Congress Passes New Laws Beneficial to People With Bleeding Disorders
Horizons in Hemophilia, Winter 2009
By Jeff Cornett , RN MSN, Director of Training, Research, & Advocacy
Several new laws that help people with bleeding disorders were passed by Congress in 2008. If you have questions about these laws, contact your HoG Social Worker or Jeff Cornett, HoG’s Director of Training, Research, and Advocacy.
Genetics Information Nondiscrimination Act
On May 21, 2008, the President signed into law the Genetic Information Nondiscrimination Act (GINA). This law will protect Americans against discrimination based on their genetic information when it comes to health insurance and employment. The parts of the law relating to health insurers will take effect by May 2009, and those relating to employers will take effect by November 2009. The law does not cover members of the military. In addition, the law does not cover life insurance, disability insurance and long-term care insurance.
Hemophilia of Georgia, the National Hemophilia Foundation, and other bleeding disorder organizations lobbied hard for the bill’s passage. It had been debated in Congress for thirteen years and was finally passed unanimously in the Senate and in the House by a vote of 414 to 1. The federal government has a fact sheet about the new law at http://www.genome.gov/10002328.
Amendments to the Americans with Disabilities Act
On September 25, 2008, President Bush signed the ADA Amendments Act of 2008 (ADAAA). These amendments to the Americans with Disabilities Act (ADA) of 1990 take effect January 1, 2009. The Americans with Disabilities Act (ADA) prohibits discrimination and ensures equal opportunity for persons with disabilities in employment, state and local government services, public accommodations, commercial facilities, and transportation. Since the ADA was first passed, a series of Supreme Court decisions has narrowed the definition of a disability.
With the new amendments, Congress has stated that it wants the law to cover a broad range of individuals, not a narrow one. The new law makes it clear that people with bleeding disorders are protected from discrimination under the ADA. The original ADA defines a disability as one involving a physical or mental impairment that substantially limits one or more major life activities. The new law states that a major life activity includes the operation of a major bodily function, including but not limited to, functions of the immune system, normal cell growth, digestive, bowel, bladder, neurological, brain, respiratory, circulatory, endocrine, and reproductive functions. Circulatory functions include the ability of blood to clot normally. The federal government maintains a website with full information about the Americans with Disabilities Act at http://www.ada.gov/.

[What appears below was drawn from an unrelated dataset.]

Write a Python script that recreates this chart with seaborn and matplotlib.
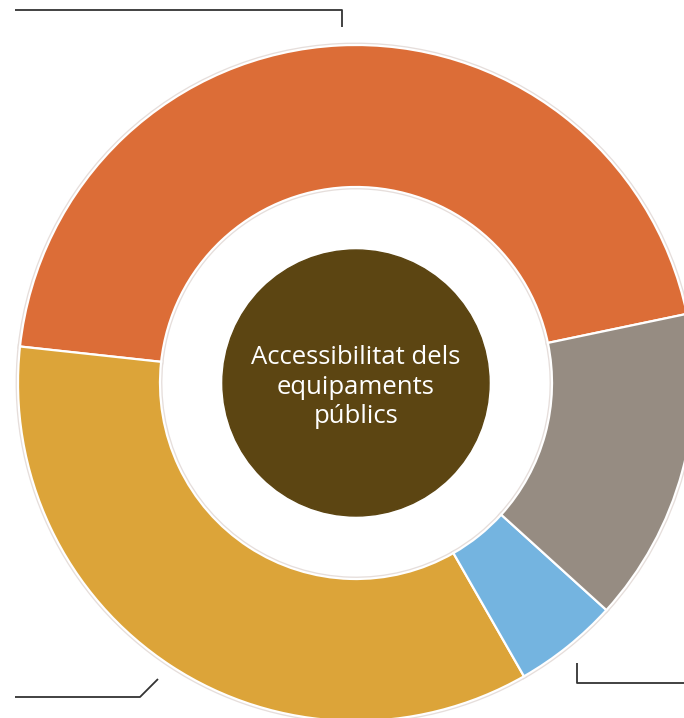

Michelle’s Law (H.R. 2851)
Last October 9 President Bush signed “Michelle’s Law” (H.R. 2851). The law was passed unanimously by Congress. This law allows some seriously ill college students to take up to 12 months medical leave from school without the risk of being dropped from a parent's health insurance plan. The law is named after Michelle Morse, who attended college full-time in New Hampshire. After being diagnosed with colon cancer in 2004, she was forced to maintain a full class load while undergoing chemotherapy in order to remain eligible for health insurance under her parents’ health care plan. She ultimately lost her battle with colon cancer and her family worked to get the insurance rules changed.
The law requires students to provide written documentation from a medical professional explaining the need for the temporary medical leave. It only applies to full-time students who are already dependents on a health plan. The law does not require insurance companies to cover any new procedures or new individuals – it just prevents them from dropping coverage. The new law takes effect October 9, 2009.